HACKER Q&A
📣 joeclef

What are some good reasons for reinventing the wheel?


In the context of industry software development, what are some good reasons for reinventing the wheels?


  👤 h2odragon Accepted Answer ✓
To gain a better understanding of why the one that's there is designed as it is. Sometimes there's legacy crap in the previous design thats no longer needed, or you have better materials, and can make the new one more elegant and functional. Sometimes it just gives you the opportunity to see all the failure modes that weren't obvious until you stuck your paper wheel in the place where a steel one had been.

👤 markus_zhang
Ownership, chance to go back as consultant, chance to speak at conference.

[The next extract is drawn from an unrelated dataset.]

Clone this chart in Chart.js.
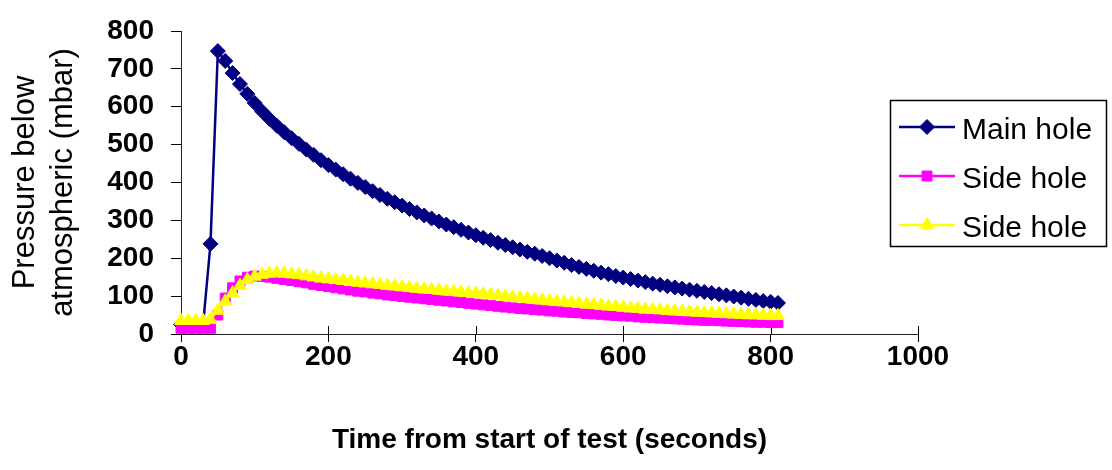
<!DOCTYPE html>
<html>
<head>
<meta charset="utf-8">
<script src="https://cdn.jsdelivr.net/npm/chart.js@4/dist/chart.umd.min.js"></script>
<style>
  body { margin: 0; background: #fff; }
  canvas { display: block; }
</style>
</head>
<body>
<canvas id="pressure-chart" width="1112" height="470"></canvas>
<script>
// time from start of test (s), one reading every 10 s
const times = [0, 10, 20, 30, 40, 50, 60, 70, 80, 90,
  100, 110, 120, 130, 140, 150, 160, 170, 180, 190,
  200, 210, 220, 230, 240, 250, 260, 270, 280, 290,
  300, 310, 320, 330, 340, 350, 360, 370, 380, 390,
  400, 410, 420, 430, 440, 450, 460, 470, 480, 490,
  500, 510, 520, 530, 540, 550, 560, 570, 580, 590,
  600, 610, 620, 630, 640, 650, 660, 670, 680, 690,
  700, 710, 720, 730, 740, 750, 760, 770, 780, 790,
  800, 810];

const mainHole = [25, 25, 25, 25, 238, 747, 721, 689, 660, 634,
  610, 588, 568, 550, 533, 517, 502, 487, 473, 459,
  446, 434, 422, 410, 399, 388, 377, 367, 357, 348,
  339, 330, 321, 313, 305, 297, 289, 282, 275, 268,
  261, 254, 248, 241, 235, 229, 223, 217, 212, 206,
  200, 194, 188, 182, 177, 172, 167, 162, 158, 153,
  149, 145, 141, 137, 133, 130, 126, 123, 120, 117,
  114, 111, 108, 105, 102, 99, 96, 93, 90, 87,
  85, 82];

const sideHoleA = [15, 15, 15, 15, 15, 50, 95, 122, 140, 150,
  153, 152, 150, 147, 144, 141, 138, 135, 131, 128,
  125, 122, 119, 116, 113, 111, 108, 106, 103, 101,
  99, 97, 95, 93, 91, 89, 87, 85, 83, 81,
  79, 77, 75, 73, 71, 69, 67, 66, 64, 63,
  61, 60, 58, 57, 56, 54, 53, 52, 50, 49,
  48, 47, 45, 44, 43, 42, 41, 40, 39, 38,
  37, 36, 36, 35, 34, 33, 33, 32, 31, 31,
  30, 30];

const sideHoleB = [35, 35, 35, 35, 38, 62, 86, 108, 128, 143,
  152, 157, 160, 161, 160, 158, 156, 153, 150, 147,
  145, 143, 141, 138, 136, 134, 132, 130, 128, 126,
  124, 122, 120, 118, 117, 115, 113, 112, 110, 109,
  107, 105, 103, 101, 99, 97, 95, 93, 91, 89,
  87, 85, 84, 82, 80, 78, 77, 75, 73, 72,
  70, 68, 67, 65, 64, 63, 61, 60, 59, 58,
  57, 56, 55, 54, 53, 52, 51, 50, 50, 49,
  48, 48];

const seriesNames = ['Main hole', 'Side hole', 'Side hole'];
const xTicks = [0, 200, 400, 600, 800, 1000];
const yTicks = [0, 100, 200, 300, 400, 500, 600, 700, 800];

const FONT = "'Liberation Sans', Arial, sans-serif";

function toPoints(values) {
  return values.map((v, i) => ({ x: times[i], y: v }));
}

// x ticks in the original cross the axis, so draw the upper half too
const crossTicks = {
  id: 'crossTicks',
  beforeDatasetsDraw(chart) {
    const ctx = chart.ctx;
    const xs = chart.scales.x;
    const bottom = chart.chartArea.bottom;
    ctx.save();
    ctx.strokeStyle = '#000';
    ctx.lineWidth = 1;
    xs.ticks.forEach(t => {
      const px = Math.round(xs.getPixelForValue(t.value)) + 0.5;
      ctx.beginPath();
      ctx.moveTo(px, bottom - 8);
      ctx.lineTo(px, bottom);
      ctx.stroke();
    });
    ctx.restore();
  }
};

// boxed legend at the right, line + marker like the spreadsheet one
const boxLegend = {
  id: 'boxLegend',
  afterDraw(chart) {
    const ctx = chart.ctx;
    ctx.save();
    ctx.strokeStyle = '#000';
    ctx.lineWidth = 1.5;
    ctx.strokeRect(890.5, 100.5, 216, 146);
    chart.data.datasets.forEach((ds, i) => {
      const y = 127 + i * 49;
      ctx.strokeStyle = ds.borderColor;
      ctx.lineWidth = 2.5;
      ctx.beginPath();
      ctx.moveTo(899, y);
      ctx.lineTo(955, y);
      ctx.stroke();
      ctx.fillStyle = ds.pointBackgroundColor;
      ctx.strokeStyle = ds.borderColor;
      ctx.lineWidth = 1;
      Chart.helpers.drawPoint(ctx, {
        pointStyle: ds.pointStyle,
        radius: ds.pointRadius,
        borderWidth: 1,
        rotation: 0
      }, 927, y);
      ctx.fillStyle = '#000';
      ctx.font = '30px ' + FONT;
      ctx.textBaseline = 'middle';
      ctx.textAlign = 'left';
      ctx.fillText(ds.label, 962, y + 4);
    });
    ctx.restore();
  }
};

const ctx = document.getElementById('pressure-chart');

new Chart(ctx, {
  type: 'line',
  data: {
    datasets: [{
      label: seriesNames[0],
      data: toPoints(mainHole),
      borderColor: '#000080',
      backgroundColor: '#000080',
      pointBackgroundColor: '#000080',
      borderWidth: 2.5,
      pointStyle: 'rectRot',
      pointRadius: 7.5,
      pointBorderWidth: 1,
      order: 3,
      clip: false
    }, {
      label: seriesNames[1],
      data: toPoints(sideHoleA),
      borderColor: '#ff00ff',
      backgroundColor: '#ff00ff',
      pointBackgroundColor: '#ff00ff',
      borderWidth: 2,
      pointStyle: 'rect',
      pointRadius: 7,
      pointBorderWidth: 1,
      order: 2,
      clip: false
    }, {
      label: seriesNames[2],
      data: toPoints(sideHoleB),
      borderColor: '#ffff00',
      backgroundColor: '#ffff00',
      pointBackgroundColor: '#ffff00',
      borderWidth: 2,
      pointStyle: 'triangle',
      pointRadius: 7.5,
      pointBorderWidth: 1,
      order: 1,
      clip: false
    }]
  },
  options: {
    responsive: false,
    devicePixelRatio: 1,
    animation: false,
    elements: { line: { tension: 0 } },
    layout: { padding: { top: 19, right: 194, bottom: 0, left: 0 } },
    plugins: {
      legend: { display: false },
      tooltip: { enabled: false }
    },
    scales: {
      x: {
        type: 'linear',
        min: xTicks[0],
        max: xTicks[xTicks.length - 1],
        afterBuildTicks: s => { s.ticks = xTicks.map(v => ({ value: v })); },
        afterFit: s => { s.height = 136; },
        ticks: {
          color: '#000',
          padding: 1,
          maxRotation: 0,
          callback: v => String(v),
          font: { family: FONT, size: 28, weight: 'bold', lineHeight: 1 }
        },
        grid: { drawOnChartArea: false, drawTicks: true, tickLength: 8, color: '#000' },
        border: { color: '#222', width: 1 },
        title: {
          display: true,
          text: 'Time from start of test (seconds)',
          color: '#000',
          font: { family: FONT, size: 28, weight: 'bold', lineHeight: 1.2 },
          padding: { top: 0, bottom: 13 }
        }
      },
      y: {
        min: yTicks[0],
        max: yTicks[yTicks.length - 1],
        afterBuildTicks: s => { s.ticks = yTicks.map(v => ({ value: v })); },
        afterFit: s => { s.width = 181; },
        ticks: {
          color: '#000',
          padding: 17,
          callback: v => String(v),
          font: { family: FONT, size: 28, weight: 'bold', lineHeight: 1 }
        },
        grid: { drawOnChartArea: false, drawTicks: true, tickLength: 10, color: '#000' },
        border: { color: '#222', width: 1 },
        title: {
          display: true,
          text: ['Pressure below', 'atmospheric (mbar)'],
          color: '#000',
          font: { family: FONT, size: 31, weight: 'normal', lineHeight: 1.23 },
          padding: { top: 6, bottom: 0 }
        }
      }
    }
  },
  plugins: [crossTicks, boxLegend]
});
</script>
</body>
</html>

Unless you are an architect or/and an old man/woman or/and don't enjoy programming, I don't see any reason you don't want to reinvent the wheels.


👤 beardyw
If reinventing the wheel implies no added benefit, the answer is never (or perhaps for educational reasons as someone else has suggested).

If you can identify a benefit, that needs to be weighed against the cost. A benefit may involve maintainability, flexibility, extendibility or any number of ibilities. But that is more like improving the wheel which is OK.


👤 toast0
More control, different choices for tradeoffs, it's a decent way to get detailed knowledge, a reinvented wheel that only works for your specific company may be a better fit and simpler than a universal wheel.

Of course, there's plenty of ways to waste a lot of resources reinventing the wheel.


👤 vmoore
If you're doing clean room design: https://en.wikipedia.org/wiki/Clean_room_design then reinvention is allowed

👤 crate_barre
I always say there’s only one rule you have to follow with respect to reinventing the wheel:

Do it on your time, don’t bring that shit to work.


👤 jstx1
You want a different/nicer wheel and the cost of reinventing it is low enough to make it worth it.